* **Source data**:
BEGIN

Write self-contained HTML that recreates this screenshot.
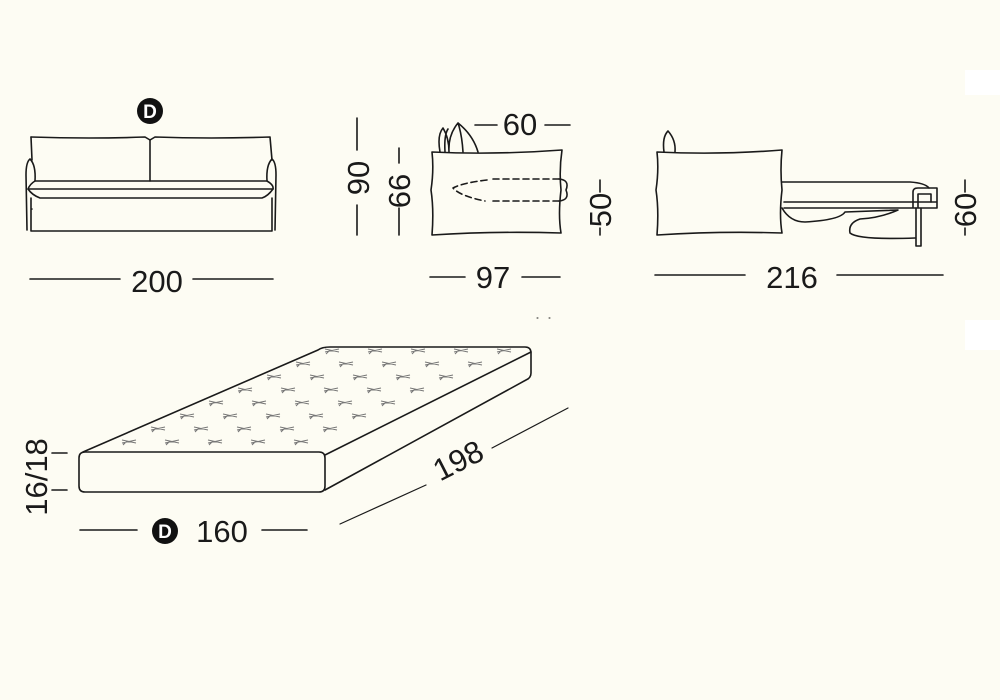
<!DOCTYPE html>
<html><head><meta charset="utf-8"><style>
html,body{margin:0;padding:0;background:#fdfcf3;}
svg{display:block}
text{font-family:"Liberation Sans",sans-serif;fill:#1a1a1a;}
</style></head><body>
<svg width="1000" height="700" viewBox="0 0 1000 700" xmlns="http://www.w3.org/2000/svg">
<rect width="1000" height="700" fill="#fdfcf3"/>
<rect x="965" y="70" width="35" height="25" fill="#fff"/>
<rect x="965" y="320" width="35" height="30" fill="#fff"/>
<g fill="none" stroke="#1a1a1a" stroke-width="1.6" stroke-linejoin="round" stroke-linecap="round">
<!-- Sofa front -->
<path d="M31,137 Q90,139 145,137 L150,140 L155,137 Q210,139 270,137 L272,160"/>
<path d="M31,137 L32,160"/>
<path d="M150,140 L150,181"/>
<path d="M30,159 Q26,162 26,175 L27,230 M30,159 Q36,165 35,181"/>
<path d="M272,159 Q276,162 276,175 L275,230 M272,159 Q266,165 267,181"/>
<path d="M35,181 L267,181 Q274,185 273,189 Q268,196 262,198 L40,198 Q32,195 28,189 Q30,184 35,181"/>
<path d="M28,189 L273,189"/>
<path d="M31,198 L31,231 L272,231 L272,198"/>
<!-- 200 -->
<path d="M32,209 L32,209"/>
<path d="M30,279 L120,279 M193,279 L273,279"/>
<!-- 90 / 66 -->
<path d="M357,118 L357,150 M357,205 L357,235"/>
<path d="M399,148 L399,163 M399,208 L399,235"/>
<!-- side view -->
<path d="M432,152 Q495,155 562,150 Q559,170 561,190 Q558,215 561,233 Q495,231 432,235 Q434,210 431,190 Q434,170 432,152 Z"/>
<path d="M440,152 Q437,135 443,128 Q449,138 449,152 M445,152 Q444,135 448,129 M449,152 Q448,135 458,123 Q473,135 478,152 M458,123 Q462,135 463,152"/>
<path d="M475,125 L497,125 M545,125 L570,125"/>
<path d="M559,179 L492,179 M559,201 L492,201" stroke-dasharray="6,4"/>
<path d="M487,180 Q462,183 453,188 Q460,196 485,201" stroke-dasharray="6,4"/>
<path d="M559,179 Q570,180 566,190 Q570,200 559,201"/>
<path d="M600,180 L600,192 M600,228 L600,235"/>
<path d="M430,277 L465,277 M522,277 L560,277"/>
<!-- open view -->
<path d="M657,152 Q720,155 782,150 Q780,170 782,190 Q779,215 782,233 Q720,231 657,235 Q659,210 656,190 Q659,170 657,152 Z"/>
<path d="M664,152 Q662,137 668,131 Q676,140 675,152"/>
<path d="M782,182 L910,182 Q925,183 929,188 L937,188 L937,208 L784,208 M784,202 L937,202"/>
<path d="M913,207 L913,192 Q913,188 918,188 L929,188 M918,207 L918,194 L931,194 L931,202"/>
<path d="M916,208 L916,246 L921,246 L921,208"/>
<path d="M782,208 Q790,222 805,222 Q840,220 845,212 L898,210 Q880,218 860,219 Q848,223 850,233 Q858,240 915,238"/>
<path d="M965,180 L965,192 M965,228 L965,235"/>
<path d="M655,275 L745,275 M837,275 L943,275"/>
<!-- mattress -->
<path d="M85,452 L319,452 Q325,452 325,458 L325,486 Q325,492 319,492 L85,492 Q79,492 79,486 L79,458 Q79,452 85,452 Z"/>
<path d="M83,452 L318,350 Q322,347 330,347 L525,347 Q531,347 531,353 L531,373 Q531,378 526,380 L325,490"/>
<path d="M325,455 L531,352"/>
<path d="M52,453 L67,453 M52,490 L67,490"/>
<path d="M80,530 L137,530 M262,530 L307,530"/>
<path d="M340,524 L426,485 M492,448 L568,408" stroke-width="1.2"/>
<path d="M537,318 L538,318 M549,318 L550,318" stroke-width="1"/>
</g>
<g stroke="#666" stroke-width="1" fill="none">
<!-- star marks -->
<g id="stars"></g>
</g>
<g stroke="#777" stroke-width="1">
<path d="M"/>
</g>
<g fill="#111">
<circle cx="150" cy="111" r="13"/>
<circle cx="165" cy="531" r="13"/>
</g>
<g font-weight="bold" font-size="19" text-anchor="middle" style="fill:#fff">
<text x="150" y="118" style="fill:#fff">D</text>
<text x="165" y="538" style="fill:#fff">D</text>
</g>
<g font-size="31" text-anchor="middle">
<text x="157" y="292">200</text>
<text x="493" y="288">97</text>
<text x="792" y="288">216</text>
<text x="520" y="135">60</text>
<text x="222" y="542">160</text>
<text transform="translate(369,178) rotate(-90)">90</text>
<text transform="translate(410,191) rotate(-90)">66</text>
<text transform="translate(611,210) rotate(-90)">50</text>
<text transform="translate(976,210) rotate(-90)">60</text>
<text transform="translate(47,477) rotate(-90)">16/18</text>
<text transform="translate(463,470) rotate(-27)">198</text>
</g>
<g stroke="#777" stroke-width="1" fill="none">
<path d="
M325,352 l14,-3 M325,349 l14,3 M330,350 l-4,4
M368,352 l14,-3 M368,349 l14,3 M373,350 l-4,4
M411,352 l14,-3 M411,349 l14,3 M416,350 l-4,4
M454,352 l14,-3 M454,349 l14,3 M459,350 l-4,4
M497,352 l14,-3 M497,349 l14,3 M502,350 l-4,4
M296,365 l14,-3 M296,362 l14,3 M301,363 l-4,4
M339,365 l14,-3 M339,362 l14,3 M344,363 l-4,4
M382,365 l14,-3 M382,362 l14,3 M387,363 l-4,4
M425,365 l14,-3 M425,362 l14,3 M430,363 l-4,4
M468,365 l14,-3 M468,362 l14,3 M473,363 l-4,4
M267,378 l14,-3 M267,375 l14,3 M272,376 l-4,4
M310,378 l14,-3 M310,375 l14,3 M315,376 l-4,4
M353,378 l14,-3 M353,375 l14,3 M358,376 l-4,4
M396,378 l14,-3 M396,375 l14,3 M401,376 l-4,4
M439,378 l14,-3 M439,375 l14,3 M444,376 l-4,4
M238,391 l14,-3 M238,388 l14,3 M243,389 l-4,4
M281,391 l14,-3 M281,388 l14,3 M286,389 l-4,4
M324,391 l14,-3 M324,388 l14,3 M329,389 l-4,4
M367,391 l14,-3 M367,388 l14,3 M372,389 l-4,4
M410,391 l14,-3 M410,388 l14,3 M415,389 l-4,4
M209,404 l14,-3 M209,401 l14,3 M214,402 l-4,4
M252,404 l14,-3 M252,401 l14,3 M257,402 l-4,4
M295,404 l14,-3 M295,401 l14,3 M300,402 l-4,4
M338,404 l14,-3 M338,401 l14,3 M343,402 l-4,4
M381,404 l14,-3 M381,401 l14,3 M386,402 l-4,4
M180,417 l14,-3 M180,414 l14,3 M185,415 l-4,4
M223,417 l14,-3 M223,414 l14,3 M228,415 l-4,4
M266,417 l14,-3 M266,414 l14,3 M271,415 l-4,4
M309,417 l14,-3 M309,414 l14,3 M314,415 l-4,4
M352,417 l14,-3 M352,414 l14,3 M357,415 l-4,4
M151,430 l14,-3 M151,427 l14,3 M156,428 l-4,4
M194,430 l14,-3 M194,427 l14,3 M199,428 l-4,4
M237,430 l14,-3 M237,427 l14,3 M242,428 l-4,4
M280,430 l14,-3 M280,427 l14,3 M285,428 l-4,4
M323,430 l14,-3 M323,427 l14,3 M328,428 l-4,4
M122,443 l14,-3 M122,440 l14,3 M127,441 l-4,4
M165,443 l14,-3 M165,440 l14,3 M170,441 l-4,4
M208,443 l14,-3 M208,440 l14,3 M213,441 l-4,4
M251,443 l14,-3 M251,440 l14,3 M256,441 l-4,4
M294,443 l14,-3 M294,440 l14,3 M299,441 l-4,4"/>
</g>
</svg>
</body></html>
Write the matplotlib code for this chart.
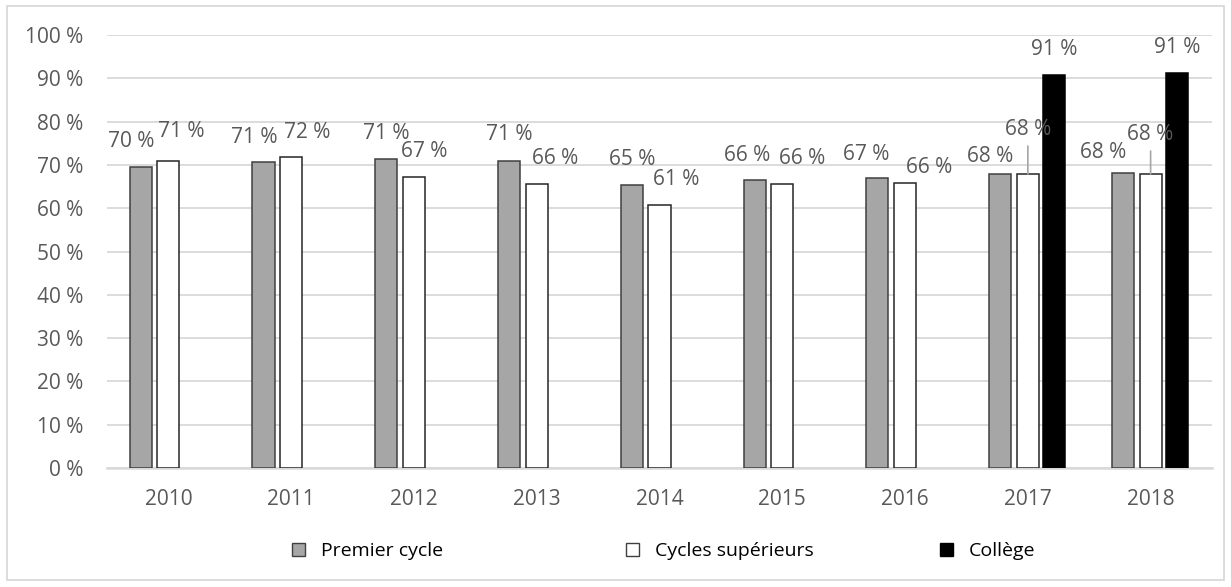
import numpy as np
import matplotlib.pyplot as plt
from matplotlib.patches import Rectangle, Patch

years = ['2010', '2011', '2012', '2013', '2014', '2015', '2016', '2017', '2018']
premier = [69.6, 70.6, 71.3, 70.8, 65.3, 66.4, 67.0, 67.9, 68.1]
superieurs = [71.0, 71.8, 67.1, 65.7, 60.7, 65.7, 65.8, 67.9, 67.9]
college = [np.nan] * 7 + [90.7, 91.2]

# label offsets in pixels (dx, dy above bar top)
off_premier = [(-10, 25), (-9, 25), (0, 26), (0, 27), (0, 26), (-8, 25), (-11, 23), (-10, 17), (-20, 21)]
off_sup = [(13, 29), (16, 25), (10, 26), (18, 25), (17, 26), (20, 25), (24, 16), (0, 44), (0, 39)]
off_college = [(0, 26)] * 9
# left edge of each legend entry (pixels)
legend_x = [292, 626, 940]

TEXT_GREY = '#595959'
FONT = 'Open Sans'
SIZE = 15
plt.rcParams['font.family'] = [FONT, 'DejaVu Sans']

fig = plt.figure(figsize=(12.31, 5.87), dpi=100)
ax = fig.add_axes([107 / 1231, 119 / 587, 1105 / 1231, 433 / 587])

x = np.arange(len(years))
w = 0.18
series = [
    (premier, -0.225, '#a6a6a6', '#404040', off_premier, 'Premier cycle'),
    (superieurs, 0.0, 'white', '#262626', off_sup, 'Cycles supérieurs'),
    (college, 0.215, 'black', 'black', off_college, 'Collège'),
]

for vals, shift, fc, ec, offs, name in series:
    ax.bar(x + shift, vals, width=w, color=fc, edgecolor=ec, linewidth=1.1, zorder=3)
    for i, v in enumerate(vals):
        if np.isnan(v):
            continue
        dx, dy = offs[i]
        arrow = None
        if name == 'Cycles supérieurs' and dy > 35:
            arrow = dict(arrowstyle='-', color='#a6a6a6', lw=1.2, shrinkA=2, shrinkB=0)
        ax.annotate(f"{v:.0f} %", (x[i] + shift, v), xytext=(dx, dy),
                    textcoords='offset pixels', ha='center', va='center',
                    fontsize=SIZE, color=TEXT_GREY, annotation_clip=False,
                    arrowprops=arrow, zorder=4)

ax.set_xlim(-0.5, len(years) - 0.5)
ax.set_ylim(0, 100)
ax.set_yticks(range(0, 101, 10))
ax.set_yticklabels([f"{t} %" for t in range(0, 101, 10)])
ax.set_xticks(x)
ax.set_xticklabels(years)
ax.tick_params(length=0, labelsize=SIZE, labelcolor=TEXT_GREY)
ax.tick_params(axis='y', pad=17)
ax.tick_params(axis='x', pad=15)
ax.grid(axis='y', color='#d9d9d9', linewidth=1.3, zorder=0)
for s in ['top', 'right', 'left']:
    ax.spines[s].set_visible(False)
ax.spines['bottom'].set_color('#d9d9d9')
ax.spines['bottom'].set_linewidth(1.8)

# one legend per entry, Excel spaces them unevenly
for (_, _, fc, _, _, name), lx in zip(series, legend_x):
    h = Patch(facecolor=fc, edgecolor=('#404040' if fc != 'black' else 'black'), linewidth=1, label=name)
    leg = fig.legend(handles=[h], loc='center left', bbox_to_anchor=(lx / 1231, 36 / 587),
                     frameon=False, fontsize=14, handlelength=0.65, handleheight=0.65,
                     handletextpad=0.85, borderpad=0, borderaxespad=0)
    leg.get_texts()[0].set_color('black')

fig.patches.append(Rectangle((7 / 1231, 7 / 587), 1217 / 1231, 574 / 587,
                             transform=fig.transFigure, fill=False,
                             edgecolor='#d9d9d9', linewidth=1.3))

plt.savefig('out.png', dpi=100)
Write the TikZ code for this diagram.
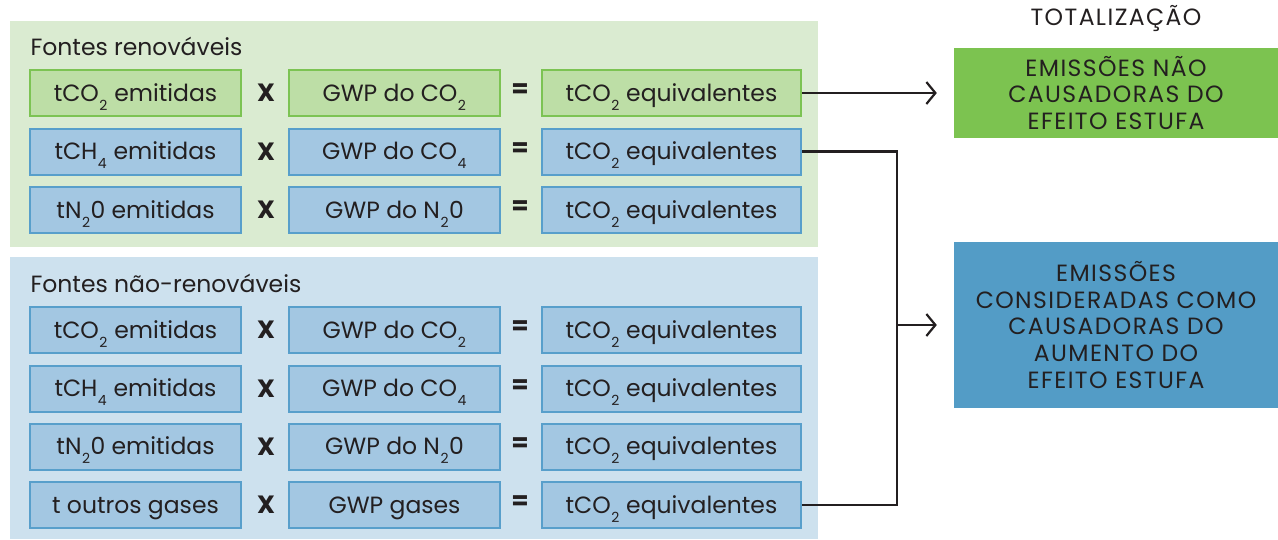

END

* **WORK REQUIRED**:
Both the line with "Write the matplotlib code for this chart." and the line with "from matplotlib.patches import" belong in the copy, along with every line between them; set them down exactly and skip the pictures.

* **WORKED ANSWER**:
Write the matplotlib code for this chart.
import numpy as np
import matplotlib.pyplot as plt
from matplotlib.patches import Rectangle, Patch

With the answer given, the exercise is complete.